Figure 1: Simultaneous low-latency control of multiple robots by applying optimal resource control technology
Figure 2: Resource allocation algorithm with two-stage optimization

Figure 3: Better allocation than conventional allocation explored in 100,000 iterations


*1: https://www.global.toshiba/ww/technology/corporate/rdc/rd/topics/19/1904-01.html
H. Goto et al., “Combinatorial optimization by simulating adiabatic bifurcations in nonlinear Hamiltonian systems,” Science Advances 5, eaav2372, 2019.
https://doi.org/10.1126/sciadv.aav2372

*2: https://www.global.toshiba/ww/technology/corporate/rdc/rd/topics/21/2102-02.html
H. Goto et al., “High-performance combinatorial optimization based on classical mechanics,” Science Advances 7, eabe7953, 2021.
https://doi.org//10.1126/sciadv.abe7953

*3: https://www.global.toshiba/ww/technology/corporate/rdc/rd/topics/21/2103-01.html
K. Tatsumura et al., “Scaling out Ising machines using a multi-chip architecture for simulated bifurcation,” Nature Electronics 4, pp. 208-217, 2021.
https://doi.org/10.1038/s41928-021-00546-4

*4: Quantum-Inspired Optimization Solutions, SQBM+™, provided by Toshiba Digital Solutions Corporation
https://www.global.toshiba/ww/products-solutions/ai-iot/sbm.html

*5: World's first optimization of resource allocation for multiple terminals in less than 0.5 ms, which is required to achieve the minimum transmission delay of 5G specifications (Toshiba research)

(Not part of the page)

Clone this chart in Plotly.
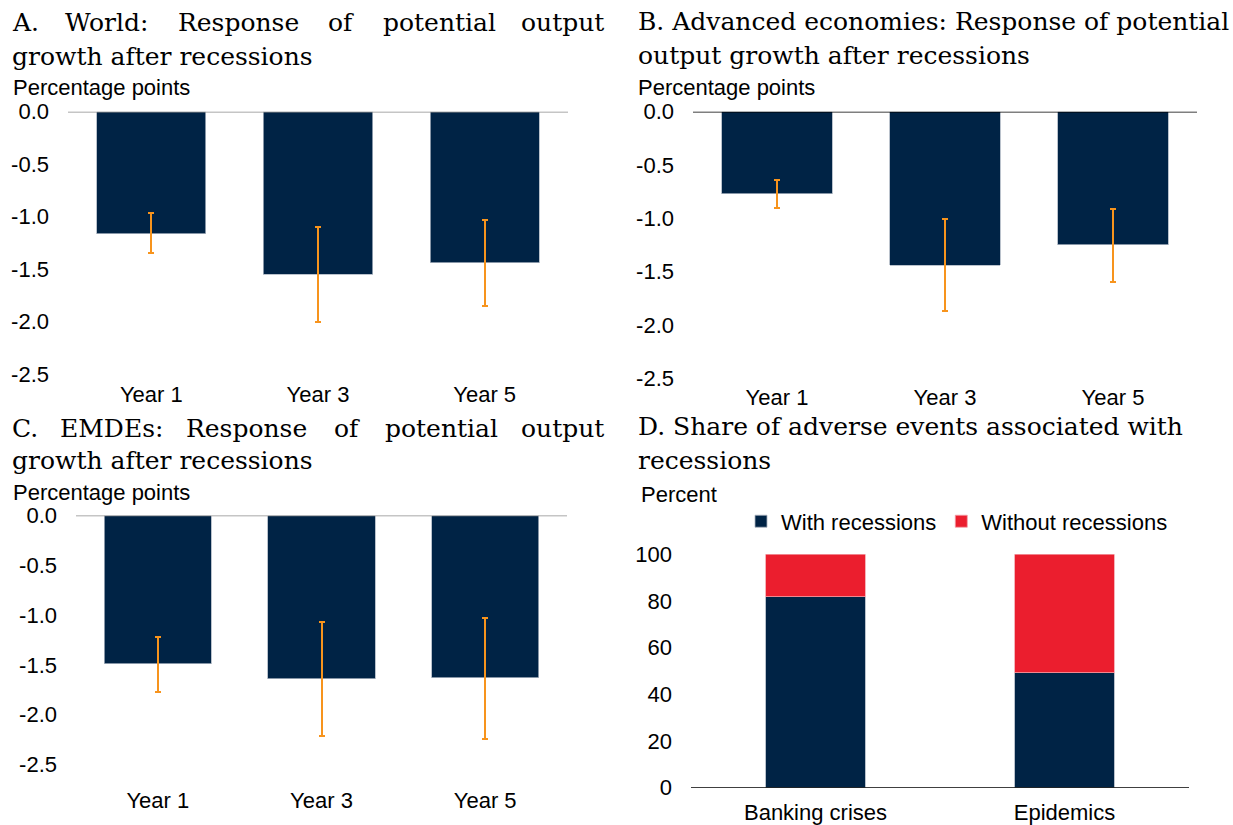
import plotly.graph_objects as go

# ---------------- data ----------------
years = ["Year 1", "Year 3", "Year 5"]

world_vals = [-1.16, -1.55, -1.44]
world_lo = [-1.35, -2.00, -1.85]
world_hi = [-0.96, -1.10, -1.03]

adv_vals = [-0.77, -1.44, -1.25]
adv_lo = [-0.905, -1.87, -1.595]
adv_hi = [-0.64, -1.01, -0.915]

emde_vals = [-1.49, -1.64, -1.63]
emde_lo = [-1.77, -2.21, -2.24]
emde_hi = [-1.22, -1.07, -1.03]

events = ["Banking crises", "Epidemics"]
with_rec = [81.8, 49.3]
without_rec = [18.2, 50.7]

pp_ticks = [0.0, -0.5, -1.0, -1.5, -2.0, -2.5]
pp_tick_text = ["0.0", "-0.5", "-1.0", "-1.5", "-2.0", "-2.5"]
pct_ticks = [0, 20, 40, 60, 80, 100]

# ---------------- style ----------------
W, H = 1233, 825
NAVY = "#002345"
RED = "#EB1E2E"
ORANGE = "#F7941D"
SANS = "Liberation Sans, Arial, sans-serif"
SERIF = "DejaVu Serif, serif"
TFS = 25  # title font size
AFS = 22  # axis font size
BAR_LINE = dict(color="#A9B3BF", width=0.8)


def px(x):
    return x / W


def py(y):
    return 1 - y / H


fig = go.Figure()


def add_panel(vals, lo, hi, xa, ya):
    fig.add_trace(go.Bar(
        x=years, y=vals, width=0.655,
        marker=dict(color=NAVY, line=BAR_LINE),
        error_y=dict(type="data", symmetric=False,
                     array=[h - v for h, v in zip(hi, vals)],
                     arrayminus=[v - l for v, l in zip(vals, lo)],
                     color=ORANGE, thickness=2, width=3),
        xaxis=xa, yaxis=ya, showlegend=False, hoverinfo="skip"))


add_panel(world_vals, world_lo, world_hi, "x", "y")
add_panel(adv_vals, adv_lo, adv_hi, "x2", "y2")
add_panel(emde_vals, emde_lo, emde_hi, "x3", "y3")

fig.add_trace(go.Bar(x=events, y=with_rec, name="With recessions", width=0.4,
                     marker=dict(color=NAVY, line=BAR_LINE),
                     xaxis="x4", yaxis="y4", hoverinfo="skip"))
fig.add_trace(go.Bar(x=events, y=without_rec, name="Without recessions", width=0.4,
                     marker=dict(color=RED, line=dict(color="#F3A0A8", width=0.8)),
                     xaxis="x4", yaxis="y4", hoverinfo="skip"))

# panel geometry in pixels: (x0, x1, ytop, ybottom, x label standoff)
geo = {
    1: (68, 568, 103, 374, 5),
    2: (693, 1197, 103, 378, 4),
    3: (76, 567, 520, 777, 20),
    4: (691, 1189, 560, 801, 9),
}

layout = dict(
    width=W, height=H, margin=dict(l=0, r=0, t=0, b=0),
    paper_bgcolor="white", plot_bgcolor="white",
    barmode="stack",
    font=dict(family=SANS, size=AFS, color="black"),
    showlegend=True,
    legend=dict(orientation="h", x=px(741), xanchor="left", y=py(526), yanchor="middle",
                font=dict(family=SANS, size=AFS, color="black"), traceorder="normal",
                bgcolor="rgba(0,0,0,0)"),
)

for i, (x0, x1, yt, yb, xso) in geo.items():
    sfx = "" if i == 1 else str(i)
    layout["xaxis" + sfx] = dict(
        domain=[px(x0), px(x1)], anchor="y" + sfx, showline=False, showgrid=False,
        zeroline=False, ticks="", ticklabelstandoff=xso,
        tickfont=dict(family=SANS, size=AFS, color="black"), fixedrange=True)
    if i < 4:
        layout["yaxis" + sfx] = dict(
            domain=[py(yb), py(yt)], anchor="x" + sfx, range=[-2.5, 0],
            tickvals=pp_ticks, ticktext=pp_tick_text, showline=False, showgrid=False,
            zeroline=False, ticks="", ticklabelstandoff=18,
            tickfont=dict(family=SANS, size=AFS, color="black"), fixedrange=True)
    else:
        layout["yaxis" + sfx] = dict(
            domain=[py(yb), py(yt)], anchor="x" + sfx, range=[0, 100],
            tickvals=pct_ticks, showline=False, showgrid=False,
            zeroline=False, ticks="", ticklabelstandoff=18,
            tickfont=dict(family=SANS, size=AFS, color="black"), fixedrange=True)

fig.update_layout(**layout)

# zero / baseline lines
for xa, ya, col in [("x", "y", "#8C8C8C"), ("x2", "y2", "#000000"),
                    ("x3", "y3", "#8C8C8C"), ("x4", "y4", "#000000")]:
    fig.add_shape(type="line", xref=xa + " domain", yref=ya, x0=0, x1=1, y0=0, y1=0,
                  line=dict(color=col, width=1.3), layer="above")

# ---------------- titles ----------------
annotations = []


def txt(s, x, y, anchor="left", font=SERIF, size=TFS):
    annotations.append(dict(text=s, x=px(x), y=py(y), xref="paper", yref="paper",
                            xanchor=anchor, yanchor="middle", showarrow=False,
                            font=dict(family=font, size=size, color="black")))


def justified(words, centers, y):
    txt(words[0], 10, y, "left")
    for w, c in zip(words[1:-1], centers):
        txt(w, c, y, "center")
    txt(words[-1], 606, y, "right")


justified(["A.", "World:", "Response", "of", "potential", "output"],
          [106, 238, 341, 439], 11)
txt("growth after recessions", 10, 46)

txt("B. Advanced economies: Response of potential", 636, 10)
txt("output growth after recessions", 636, 45)

justified(["C.", "EMDEs:", "Response", "of", "potential", "output"],
          [111, 247, 347, 441], 430)
txt("growth after recessions", 10, 463)

txt("D. Share of adverse events associated with", 636, 428)
txt("recessions", 636, 463)

# axis unit labels
txt("Percentage points", 11, 78, font=SANS, size=AFS)
txt("Percentage points", 636, 78, font=SANS, size=AFS)
txt("Percentage points", 11, 496, font=SANS, size=AFS)
txt("Percent", 639, 498, font=SANS, size=AFS)

fig.update_layout(annotations=annotations)

fig.write_html("out.html",
               config={"displayModeBar": False},
               post_script="document.body.style.margin='0';document.body.style.overflow='hidden';")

*6: H. Obataet al., “Ultra-High-Speed Optimization for 5G Wireless Resource Allocation by Simulated Bifurcation Machine,” IEEE Wireless Communications and Networking Conference (WCNC), Apr. 23, 2024, Dubai,
https://wcnc2024.ieee-wcnc.org/

*7: In telecommunications, an algorithm that determines the order of terminals selected, starting with the channel with the best quality and continuing to select on that basis.